Circadian rhythms guide the human body’s day-to-day development, but they don’t explain long-term maturation. New York University (NYU) College of Dentistry researchers, however, have found a different biological cycle that could explain our variations in age at maturity and other developmental milestones by looking at tooth enamel.
Through metabolomic analysis of blood plasma, the researchers have linked these variations to a timing mechanism operating on multi-day rhythms in growth and degradation.
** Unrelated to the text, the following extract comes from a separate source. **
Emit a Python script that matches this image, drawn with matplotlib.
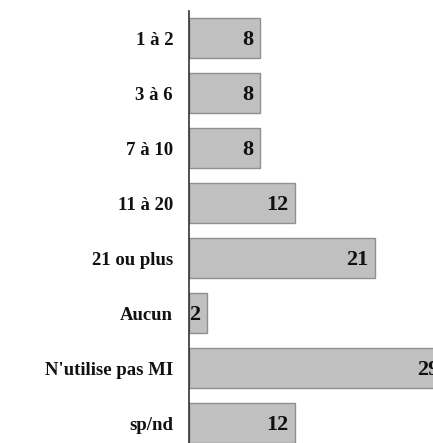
import matplotlib
matplotlib.use("Agg")
import matplotlib.pyplot as plt

categories = ["1 à 2", "3 à 6", "7 à 10", "11 à 20", "21 ou plus", "Aucun", "N'utilise pas MI", "sp/nd"]
values = [8, 8, 8, 12, 21, 2, 29, 12]

W, H = 433, 443
fig = plt.figure(figsize=(W / 100, H / 100), dpi=100)
px_per_unit = 8.85
x0 = 189
xmax = 31
ax_w = xmax * px_per_unit
top = 10.5
ax_h = 440
ax = fig.add_axes([x0 / W, 1 - (top + ax_h) / H, ax_w / W, ax_h / H])

font = "Liberation Serif"
y = list(range(len(categories)))
ax.barh(y, values, height=0.73, color="#c0c0c0", edgecolor="#8f8f8f", linewidth=1)
for yi, v in zip(y, values):
    ax.text(v - 0.75, yi + 0.03, str(v), ha="right", va="center", fontsize=16,
            fontweight="bold", family=font, color="#111111")

ax.set_xlim(0, xmax)
ax.set_ylim(len(categories) - 0.5, -0.5)
ax.set_yticks(y)
ax.set_yticklabels(categories, fontsize=13.5, fontweight="bold", family=font, color="#111111")
ax.tick_params(axis="y", length=0, pad=11.5)
ax.set_xticks([])
for s in ["top", "right", "bottom"]:
    ax.spines[s].set_visible(False)
ax.spines["left"].set_color("#333333")
ax.spines["left"].set_linewidth(1.2)

fig.savefig("out.png", dpi=100)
These findings build upon earlier observations of multi-day biological rhythms in tooth enamel and skeletal bone tissue.
“These rhythms, originating in the hypothalamus, a region of the brain that functions as the main control center for the autonomic nervous system, affect bone, body size, and many metabolic processes, including heart and respiration rates,” said Dr. Timothy Bromage, a professor of biomaterials and basic science and craniofacial biology at NYU.
“The rhythms affect an organism’s overall pace of life and its lifespan,” said Bromage, who is leading the research, “so a rat that grows teeth and bone in a fraction of the time of a human in fact also lives faster and dies at a much younger age.”
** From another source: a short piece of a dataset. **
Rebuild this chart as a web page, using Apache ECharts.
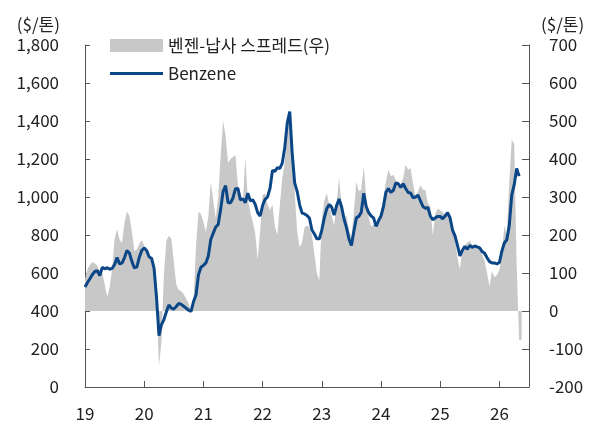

The researchers further characterized the rhythms through metabolome and genome analysis of blood plasma from the domestic pig. They found that blood plasma metabolites and RNA drawn from 33 pigs during a 2-week period oscillate on a 5-day rhythm. Microscopic analysis also revealed a corresponding 5-day rhythm in the pigs’ tooth enamel.
The researchers additionally found a pair of 5-day rhythms in tandem. One controls tissue growth, while the other begins 3 days later for degradation of growth-related molecular compounds back to their basic biological entities for use in the next growth round.
“These findings provide new insight into biological processes regulating growth and body size and controlling gestation length, weaning, age at maturity, and other developmental milestones,” said Bromage. “We believe this to be a key component to what regulates species’ life history evolution.”
Next, the researchers will use metabolic profiling to reveal the intricacies of a 4-day growth rhythm observed in the teeth of the rhesus macaque monkey. The final stage of research will examine human beings, who are expected to show 8- to 9-day rhythms, reflecting their larger body size and longer average lifespan.
The study, “The Swine Plasma Metabolome Chronicles ‘Many Days’ Biological Timing an Functions Linked to Growth,” was published by PLOS ONE.